Shortly after arriving in Newcastle Upon Tyne—cleverly named for its location in North East England on the northern bank of the Tyne River—I was shocked by my absolute inability to understand the local tongue. I thought that coming to an English-speaking country would pretty much guarantee me the comfort of easily conversing with the native residents… But instead I found their musical inflection and peculiar vocabulary to be almost impenetrable.
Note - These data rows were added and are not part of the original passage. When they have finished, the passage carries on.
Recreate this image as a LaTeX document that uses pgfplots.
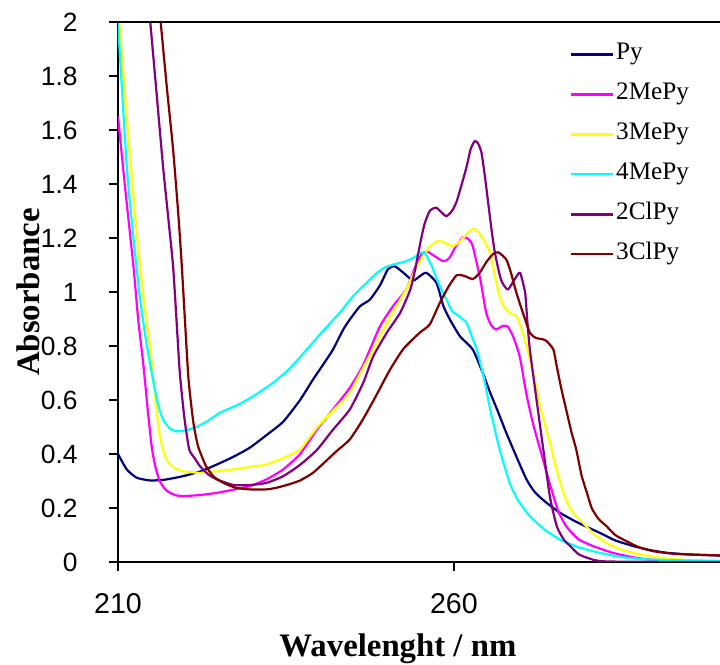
\documentclass[border=0pt]{standalone}
\usepackage{pgfplots}
\pgfplotsset{compat=1.18}
\usepackage{fontspec}
\setmainfont{Liberation Serif}
\newfontfamily\arialfont{Liberation Sans}
\definecolor{cPy}{RGB}{0,0,128}
\definecolor{cMeTwo}{RGB}{255,0,255}
\definecolor{cMeThree}{RGB}{255,255,0}
\definecolor{cMeFour}{RGB}{0,255,255}
\definecolor{cClTwo}{RGB}{128,0,128}
\definecolor{cClThree}{RGB}{128,0,0}

\pgfplotstableread{
x y
210 0.40
211.3 0.343
212.8 0.312
214.8 0.302
217 0.305
219.7 0.318
222.2 0.335
224.7 0.361
227.2 0.39
229.6 0.423
232.1 0.47
234.6 0.52
237.1 0.60
239.0 0.675
240.5 0.73
242.0 0.787
243.5 0.86
244.5 0.898
246.0 0.947
247.5 0.972
249.0 1.025
250.2 1.085
251.2 1.095
252.5 1.071
253.9 1.042
255.0 1.06
255.9 1.071
257.4 1.034
258.4 0.95
259.4 0.898
260.9 0.836
262.8 0.787
264.3 0.70
265.4 0.627
266.5 0.56
267.8 0.478
269.3 0.39
270.8 0.306
272.0 0.26
273.5 0.225
275.8 0.182
278.5 0.145
281.7 0.108
284 0.08
286.7 0.059
289 0.045
291.7 0.034
295 0.028
299.6 0.024
}\tPy

\pgfplotstableread{
x y
210 1.65
211 1.40
212.3 1.095
213.0 0.9
213.8 0.725
214.4 0.57
215.0 0.43
215.5 0.36
216.2 0.30
217.2 0.265
218.5 0.248
219.7 0.244
222.2 0.248
224.7 0.256
227.2 0.268
229.6 0.281
232.1 0.306
234.6 0.343
237.1 0.40
239.6 0.490
242.0 0.565
244.5 0.645
246.5 0.73
249.0 0.873
251.0 0.95
252.9 1.009
254.2 1.09
255.2 1.14
256.0 1.15
257.0 1.135
258.4 1.114
259.3 1.125
260.3 1.17
261.4 1.203
262.2 1.195
262.8 1.17
263.9 1.05
264.8 0.923
265.6 0.875
266.3 0.861
267.3 0.875
268.0 0.872
268.8 0.836
269.8 0.76
270.8 0.62
271.8 0.51
272.8 0.42
274.3 0.287
275.5 0.19
276.7 0.133
278.5 0.085
280.7 0.059
283.5 0.035
286.7 0.017
290 0.008
299.6 0.003
}\tMeTwo

\pgfplotstableread{
x y
210.2 2.0
211.5 1.59
212.8 1.219
213.8 0.98
214.8 0.787
215.5 0.62
216.2 0.47
217.2 0.38
218.3 0.35
219.7 0.336
222.2 0.330
224.7 0.336
227.2 0.343
229.6 0.352
232.1 0.361
234.6 0.385
237.1 0.417
239.6 0.497
242.0 0.56
244.5 0.627
246.5 0.72
249.0 0.836
251.0 0.93
252.9 1.009
254.2 1.08
255.4 1.133
256.5 1.17
257.7 1.19
258.8 1.18
259.9 1.17
261.0 1.19
262.3 1.225
263.1 1.234
264.0 1.21
265.4 1.145
266.1 1.06
266.8 0.984
267.6 0.94
268.3 0.923
269.3 0.910
270.0 0.87
270.8 0.80
272.0 0.68
272.8 0.58
274.3 0.441
275.2 0.35
276.3 0.256
277.5 0.19
279.2 0.145
281 0.1
282.7 0.071
285 0.045
287.7 0.028
291 0.015
295 0.007
299.6 0.003
}\tMeThree

\pgfplotstableread{
x y
210 2.0
211.3 1.466
212.3 1.2
213.3 0.972
214.3 0.80
215.3 0.664
216.0 0.58
216.7 0.528
217.7 0.495
218.7 0.484
220.0 0.487
221.7 0.50
223.5 0.525
225.2 0.553
228.1 0.585
230.5 0.62
233.1 0.664
235.5 0.715
238.1 0.787
240.5 0.855
243.0 0.923
245.0 0.985
247.0 1.034
248.5 1.07
249.9 1.093
251.5 1.105
252.9 1.114
254.2 1.13
255.2 1.147
255.8 1.14
256.8 1.09
257.9 1.021
258.9 0.972
259.7 0.93
260.4 0.917
261.4 0.898
261.9 0.886
262.6 0.84
263.4 0.787
264.4 0.688
265.4 0.565
266.8 0.417
268.3 0.293
269.5 0.23
271.3 0.170
273.5 0.12
275.8 0.083
278.5 0.055
281.7 0.034
285 0.018
289.2 0.009
299.6 0.003
}\tMeFour

\pgfplotstableread{
x y
214.8 2.0
215.8 1.72
216.7 1.466
217.5 1.27
218.2 1.095
218.7 0.90
219.2 0.70
219.9 0.53
220.6 0.417
221.4 0.385
222.2 0.355
223.4 0.325
224.7 0.306
227.2 0.285
229.6 0.285
232.1 0.293
234.6 0.318
237.1 0.36
239.6 0.415
242.0 0.49
244.5 0.565
246.5 0.664
248.0 0.762
250.0 0.849
252.0 0.923
253.5 1.009
254.2 1.08
254.9 1.17
255.6 1.25
256.4 1.30
257.4 1.312
258.8 1.281
259.7 1.30
260.4 1.335
261.4 1.42
261.9 1.466
262.5 1.53
263.1 1.559
263.6 1.55
264.1 1.516
264.6 1.43
265.1 1.33
265.6 1.23
266.1 1.145
267.0 1.046
268.0 1.009
269.0 1.046
269.6 1.068
269.9 1.069
270.6 0.997
270.9 0.90
271.3 0.787
272.3 0.60
273.3 0.417
274.3 0.24
275.3 0.133
276.3 0.085
277.3 0.059
278.5 0.03
279.8 0.016
282.7 0.002
299.6 0.0
}\tClTwo

\pgfplotstableread{
x y
216.35 2.0
217.3 1.75
218.2 1.528
219.0 1.28
219.5 1.095
220.0 0.88
220.5 0.676
221.2 0.52
221.9 0.43
223.1 0.355
224.3 0.315
225.7 0.293
227.5 0.275
229.6 0.269
232.1 0.269
233.6 0.275
235.5 0.288
237.1 0.302
239.0 0.33
241.0 0.375
242.5 0.41
244.5 0.454
246.5 0.53
248.5 0.62
250.5 0.713
252.5 0.79
254.9 0.849
256.4 0.88
257.9 0.96
259.2 1.02
260.4 1.062
261.5 1.06
262.8 1.048
263.8 1.07
264.8 1.11
265.8 1.14
266.6 1.147
267.8 1.12
268.5 1.07
269.3 0.997
270.3 0.92
271.3 0.849
272.2 0.83
273.2 0.825
273.8 0.818
274.8 0.787
275.3 0.725
276.0 0.64
276.7 0.565
277.5 0.48
278.2 0.417
279.0 0.32
279.8 0.256
280.5 0.20
281.5 0.16
282.7 0.133
284 0.1
285.7 0.077
287.5 0.055
289.7 0.040
293 0.03
299.6 0.024
}\tClThree

\begin{document}
\begin{tikzpicture}
\begin{axis}[
  name=ax, at={(0,0)}, anchor=south west,
  scale only axis, width=301pt, height=270pt,
  xmin=210, xmax=299.6, ymin=0, ymax=2,
  axis x line*=bottom, axis y line*=left,
  axis line style={-, line width=1pt, black},
  xtick={210,260},
  ytick={0,0.2,0.4,0.6,0.8,1,1.2,1.4,1.6,1.8,2},
  tick align=outside, major tick length=4.5pt,
  tick style={line width=0.8pt, black},
  /pgf/number format/assume math mode=true,
  yticklabel style={font=\arialfont\fontsize{13.2}{15}\selectfont, anchor=east, inner sep=0pt, xshift=-15.5pt},
  xticklabel style={font=\arialfont\fontsize{14.3}{16}\selectfont, anchor=north, inner sep=0pt, yshift=-11pt},
  xlabel={Wavelenght / nm},
  ylabel={Absorbance},
  xlabel style={at={(axis description cs:0.465,-0.175)}, anchor=base, font=\bfseries\fontsize{16.4}{18}\selectfont},
  ylabel style={at={(axis description cs:-0.1495,0.5)}, anchor=center, font=\bfseries\fontsize{16.4}{18}\selectfont},
  legend style={draw=none, fill=none, at={(rel axis cs:0,1)}, anchor=north west,
    xshift=225.8pt, yshift=-9.5pt, inner sep=0pt, row sep=7pt,
    nodes={font=\fontsize{12.6}{14}\selectfont, inner sep=1pt, text height=8pt, text depth=3pt}},
  legend cell align=left,
  legend image code/.code={\draw[#1] (0pt,0pt) -- (21pt,0pt);},
  legend style={/tikz/every odd column/.append style={xshift=-0.5pt}, /tikz/every even column/.append style={xshift=2.5pt}},
  every axis plot/.append style={line width=1.1pt, line join=round},
]
\addplot[cPy, smooth, tension=0.35] table {\tPy};
\addlegendentry{Py}
\addplot[cMeTwo, smooth, tension=0.35] table {\tMeTwo};
\addlegendentry{2MePy}
\addplot[cMeThree, smooth, tension=0.35] table {\tMeThree};
\addlegendentry{3MePy}
\addplot[cMeFour, smooth, tension=0.35] table {\tMeFour};
\addlegendentry{4MePy}
\addplot[cClTwo, smooth, tension=0.35] table {\tClTwo};
\addlegendentry{2ClPy}
\addplot[cClThree, smooth, tension=0.35] table {\tClThree};
\addlegendentry{3ClPy}
\end{axis}
\draw[line width=1pt] (ax.north west) -- (ax.north east);
\pgfresetboundingbox
\path ([shift={(-59pt,-51.25pt)}]ax.south west) rectangle ([shift={(0pt,11pt)}]ax.north east);
\end{tikzpicture}
\end{document}
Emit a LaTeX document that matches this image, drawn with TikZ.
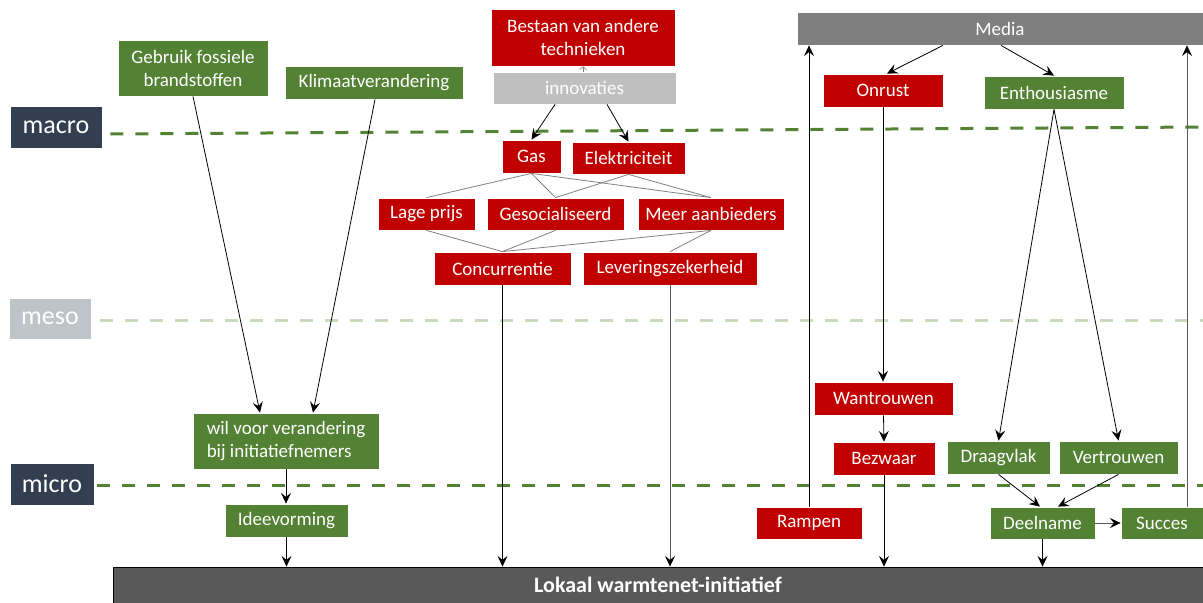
\documentclass[tikz,border=0pt]{standalone}
\usepackage{fontspec}
\setmainfont{Carlito}
\usetikzlibrary{arrows.meta,calc}

\definecolor{tred}{HTML}{C00000}
\definecolor{tgreen}{HTML}{548235}
\definecolor{navy}{HTML}{333F50}
\definecolor{lgray}{HTML}{BFBFBF}
\definecolor{mgray}{HTML}{7F7F7F}
\definecolor{dgray}{HTML}{595959}
\definecolor{mesogray}{HTML}{BFC4C9}
\definecolor{mesoline}{HTML}{C9DBBF}

\newcommand\nfont{\fontsize{14.25pt}{17.25pt}\selectfont}
\newcommand\lfont{\fontsize{19.5pt}{22pt}\selectfont}
\newcommand\bfont{\fontsize{16.5pt}{19pt}\selectfont\bfseries}

% box from corner (x1,y1) to corner (x2,y2), in pixel units
\newcommand{\place}[7]{%
  \node[#1, minimum width={(#5-#3)*0.75pt}, minimum height={(#6-#4)*0.75pt}]
    (#2) at ({(#3+#5)/2},{(#4+#6)/2}) {#7};}

\tikzset{
  box/.style={draw=white, line width=0.6pt, text=white, inner sep=0pt,
              align=center, font=\nfont},
  redbox/.style={box, fill=tred},
  greenbox/.style={box, fill=tgreen},
  graybox/.style={box, fill=lgray},
  levelbox/.style={box, font=\lfont},
  conn/.style={draw=black, line width=0.6pt,
               -{Stealth[length=8pt,width=7.5pt,inset=3pt,color=black]}},
  link/.style={draw=gray, line width=0.6pt},
  levelline/.style={line width=2.25pt, dash pattern=on 9.75pt off 9pt},
}

\begin{document}
\begin{tikzpicture}[x=0.75pt,y=-0.75pt]
\useasboundingbox (0,0) rectangle (1203,603);

% level labels
\place{levelbox, fill=navy}{macro}{10}{106}{102}{148}{macro}
\place{levelbox, fill=mesogray}{meso}{9}{298}{91}{339}{meso}
\place{levelbox, fill=navy}{micro}{10}{463}{94}{505}{micro}

% level separators
\coordinate (macroend) at (1203,127);
\coordinate (mesoend) at (1203,320);
\coordinate (microend) at (1203,485);
\draw[levelline, tgreen] ($(macro.east)+(8,7)$) -- (macroend);
\draw[levelline, mesoline] ($(meso.east)+(9,1.5)$) -- (mesoend);
\draw[levelline, tgreen] ($(micro.east)+(3,1)$) -- (microend);

% bottom bar
\place{box, fill=dgray, draw=black, font=\bfont}{bar}{113}{567}{1203}{603}{Lokaal warmtenet-initiatief}

% left column
\place{greenbox}{fossil}{118}{40}{268}{96}{Gebruik fossiele\\brandstoffen}
\place{greenbox}{klimaat}{285}{66}{463}{99}{Klimaatverandering}
\place{greenbox, align=left}{wil}{193}{413}{379}{469}{wil voor verandering\\bij initiatiefnemers}
\place{greenbox}{idee}{225}{504}{348}{537}{Ideevorming}

% middle column
\place{redbox}{bestaan}{491}{9}{675}{66}{Bestaan van andere\\technieken}
\place{graybox}{innov}{493}{72}{676}{104}{innovaties}
\place{redbox}{gas}{502}{140}{561}{173}{Gas}
\place{redbox}{elek}{572}{142}{685}{174}{Elektriciteit}
\place{redbox}{lage}{378}{198}{475}{230}{Lage prijs}
\place{redbox}{geso}{487}{198}{624}{230}{Gesocialiseerd}
\place{redbox}{meer}{638}{198}{784}{230}{Meer aanbieders}
\place{redbox}{conc}{434}{252}{571}{285}{Concurrentie}
\place{redbox}{lever}{583}{252}{757}{285}{Leveringszekerheid}

% right column
\place{box, fill=mgray}{media}{797}{12}{1203}{45}{Media}
\place{redbox}{onrust}{823}{74}{943}{107}{Onrust}
\place{greenbox}{enth}{984}{76}{1124}{109}{Enthousiasme}
\place{redbox}{wantr}{814}{382}{953}{415}{Wantrouwen}
\place{redbox}{bezw}{833}{442}{935}{475}{Bezwaar}
\place{redbox}{rampen}{756}{507}{862}{539}{Rampen}
\place{greenbox}{draag}{947}{441}{1050}{474}{Draagvlak}
\place{greenbox}{vertr}{1059}{441}{1178}{474}{Vertrouwen}
\place{greenbox}{deel}{990}{507}{1095}{539}{Deelname}
\place{greenbox}{succes}{1121}{507}{1203}{539}{Succes}

% left connectors
\draw[conn] (fossil.south) -- ($(wil.north)+(-26,0)$);
\draw[conn] ($(klimaat.south)+(1,0)$) -- ($(wil.north)+(27,0)$);
\draw[conn] (wil.south) -- (wil.south |- idee.north);
\draw[conn] (idee.south) -- (idee.south |- bar.north);

% middle connectors
\draw[draw=gray, line width=0.5pt, -{Straight Barb[length=2pt,width=5pt]}]
  ($(innov.north)+(-1.5,0)$) -- (bestaan.south);
\draw[conn] ($(innov.south)+(-29.5,0)$) -- (gas.north);
\draw[conn] ($(innov.south)+(22.5,0)$) -- (elek.north);
\draw[link] (gas.south) -- (lage.north);
\draw[link] (gas.south) -- (geso.north);
\draw[link] (gas.south) -- (meer.north);
\draw[link] (elek.south) -- (geso.north);
\draw[link] (elek.south) -- (meer.north);
\draw[link] (lage.south) -- (conc.north);
\draw[link] (geso.south) -- (conc.north);
\draw[link] (meer.south) -- (conc.north);
\draw[link] (meer.south) -- (lever.north);
\draw[conn] (conc.south) -- (conc.south |- bar.north);
\draw[conn, draw=gray!70!black] (lever.south) -- (lever.south |- bar.north);

% right connectors
\coordinate (sx) at ($(succes.north)+(25,0)$);
\draw[conn] ($(media.south)+(-57,0)$) -- ($(onrust.north)+(4,0)$);
\draw[conn] ($(media.south)+(1,0)$) -- (enth.north);
\draw[conn] (rampen.north) -- (rampen.north |- media.south);
\draw[conn, draw=gray!70!black] (sx) -- (sx |- media.south);
\draw[conn] (onrust.south) -- (onrust.south |- wantr.north);
\draw[conn] (wantr.south) -- (bezw.north);
\draw[conn] (bezw.south) -- (bezw.south |- bar.north);
\draw[conn] (enth.south) -- (draag.north);
\draw[conn] (enth.south) -- (vertr.north);
\draw[conn] (draag.south) -- ($(deel.north)+(-2.5,0)$);
\draw[conn] (vertr.south) -- ($(deel.north)+(15.5,0)$);
\draw[conn, draw=gray!70!black] (deel.east) -- (succes.west);
\draw[conn] (deel.south) -- (deel.south |- bar.north);
\end{tikzpicture}
\end{document}
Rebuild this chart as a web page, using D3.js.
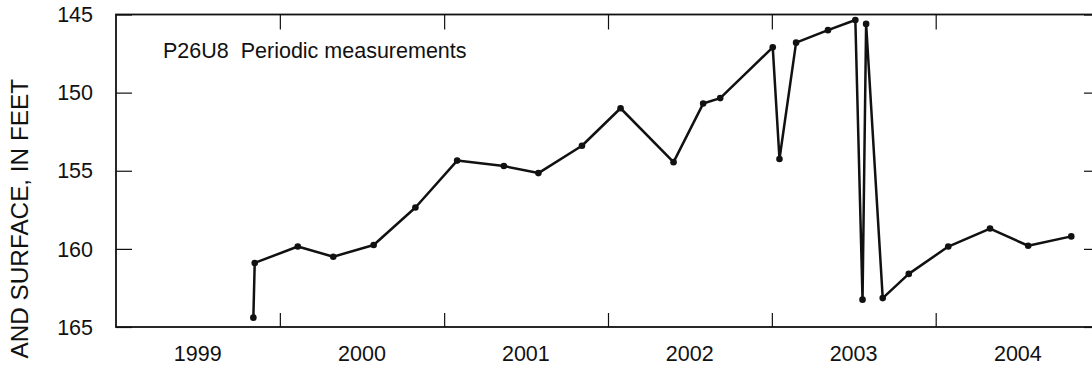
<!DOCTYPE html>
<html><head><meta charset="utf-8">
<script src="https://cdn.jsdelivr.net/npm/d3@7"></script>
<style>
html,body{margin:0;padding:0;background:#fff;}
svg{display:block;font-family:"Liberation Sans",Arial,Helvetica,sans-serif;}
</style></head>
<body>
<svg id="chart" width="1092" height="366"></svg>
<script>
const dates = ["1999-11-03","1999-11-06","2000-02-10","2000-04-29","2000-07-28","2000-10-29",
  "2001-01-30","2001-05-14","2001-07-30","2001-11-04","2002-01-29","2002-05-27","2002-08-01",
  "2002-09-08","2003-01-03","2003-01-18","2003-02-24","2003-05-06","2003-07-06","2003-07-22",
  "2003-07-30","2003-09-05","2003-11-02","2004-01-29","2004-05-01","2004-07-25","2004-10-29"];
const depths = [164.4,160.9,159.85,160.5,159.75,157.35,154.35,154.7,155.15,153.4,151.0,154.45,150.7,
  150.35,147.1,154.25,146.8,146.0,145.35,163.25,145.6,163.15,161.6,159.85,158.7,159.8,159.2];
const yearLabels = ["1999","2000","2001","2002","2003","2004"];
const yTicks = [145,150,155,160,165];
const annotation = "P26U8  Periodic measurements";
const yTitle = "AND SURFACE, IN FEET";

const parse = d3.timeParse("%Y-%m-%d");
const data = dates.map((d,i)=>({date:parse(d), v:depths[i]}));

const svg = d3.select("#chart");
const L = 116, R = 1100, T = 14.5, B = 327;
const x = d3.scaleTime().domain([new Date(1999,0,1), new Date(2005,0,1)]).range([L,R]);
const y = d3.scaleLinear().domain([145,165]).range([T,B]);

const frame = svg.append("g").attr("stroke","#111").attr("fill","none");
frame.append("rect").attr("x",L).attr("y",T).attr("width",R-L).attr("height",B-T).attr("stroke-width",1.8);

// y ticks left & right (inward)
const yAxisL = d3.axisRight(y).tickValues(yTicks).tickSize(16).tickFormat("");
svg.append("g").attr("transform",`translate(${L},0)`).call(yAxisL)
  .call(g=>{g.select(".domain").remove(); g.selectAll("line").attr("stroke","#111").attr("stroke-width",1.2);});
const yAxisR = d3.axisLeft(y).tickValues(yTicks).tickSize(16).tickFormat("");
svg.append("g").attr("transform",`translate(${R},0)`).call(yAxisR)
  .call(g=>{g.select(".domain").remove(); g.selectAll("line").attr("stroke","#111").attr("stroke-width",1.2);});

// y labels
svg.append("g").selectAll("text").data(yTicks).join("text")
  .attr("x",93).attr("y",d=>y(d)).attr("dy","0.36em").attr("text-anchor","end")
  .attr("font-size",21.5).attr("fill","#111").text(d=>d);

// x ticks at year boundaries
const yearStarts = d3.range(2000,2005).map(yy=>new Date(yy,0,1));
const xAxisB = d3.axisTop(x).tickValues(yearStarts).tickSize(14).tickFormat("");
svg.append("g").attr("transform",`translate(0,${B})`).call(xAxisB)
  .call(g=>{g.select(".domain").remove(); g.selectAll("line").attr("stroke","#111").attr("stroke-width",1.2);});
const xAxisT = d3.axisBottom(x).tickValues(yearStarts).tickSize(15).tickFormat("");
svg.append("g").attr("transform",`translate(0,${T})`).call(xAxisT)
  .call(g=>{g.select(".domain").remove(); g.selectAll("line").attr("stroke","#111").attr("stroke-width",1.2);});

// year labels centered mid-year
svg.append("g").selectAll("text").data(yearLabels).join("text")
  .attr("x",d=>x(new Date(+d,6,2))).attr("y",361).attr("text-anchor","middle")
  .attr("font-size",21.5).attr("fill","#111").text(d=>d);

// y title (visible part, as in the reference)
svg.append("text").attr("transform","translate(28,79) rotate(-90)")
  .attr("text-anchor","end").attr("font-size",24.3).attr("fill","#111").text(yTitle);

// annotation
svg.append("text").attr("x",163).attr("y",58).attr("font-size",21.5).attr("fill","#111")
  .attr("xml:space","preserve").style("white-space","pre").text(annotation);

// line
const line = d3.line().x(d=>x(d.date)).y(d=>y(d.v));
svg.append("path").datum(data).attr("d",line).attr("fill","none")
  .attr("stroke","#111").attr("stroke-width",2.5).attr("stroke-linejoin","round");
svg.append("g").selectAll("circle").data(data).join("circle")
  .attr("cx",d=>x(d.date)).attr("cy",d=>y(d.v)).attr("r",3.3).attr("fill","#111");
</script>
</body></html>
I quickly decided that the dialect of the Newcastle natives, or “Geordies,” is hardly even English at all… Or is it? The Geordie dialect is derivative of language from Germanic and Scandanavian Europe and is actually the closest surviving dialect to that of the original Anglo-Saxon language that was first brought to the North East of England and upwards into Scotland by the Angles and Saxons.
Almost 80% of Geordie words are hand-me-downs from the Angles, as compared to modern standard English that is only 30% similar to the original Anglo-Saxon style. That makes the North East dialect the oldest-living and most authentic Old English form of diction.
For example, the Geordies refer to their hometown Newcastle as “The Toon.” Perplexed by this reoccurring phrase, I turned to the internet for help. An article written by Simon Meechan for The Chronicle Live helped me to clear things up…
“Old English (the language spoken by the Anglo-Saxons, 500 AD up to the Norman conquest) had a word, tun. This meant ‘enclosure, estate, farm, village’. It’s the origin of our present-day English word, town, and survives also as an element in place names like Darlington. In Old English, this word would have been pronounced like “Toon”.
So, as it turns out the Geordies are actually the ones speaking proper English… But it still sounds wrong to me.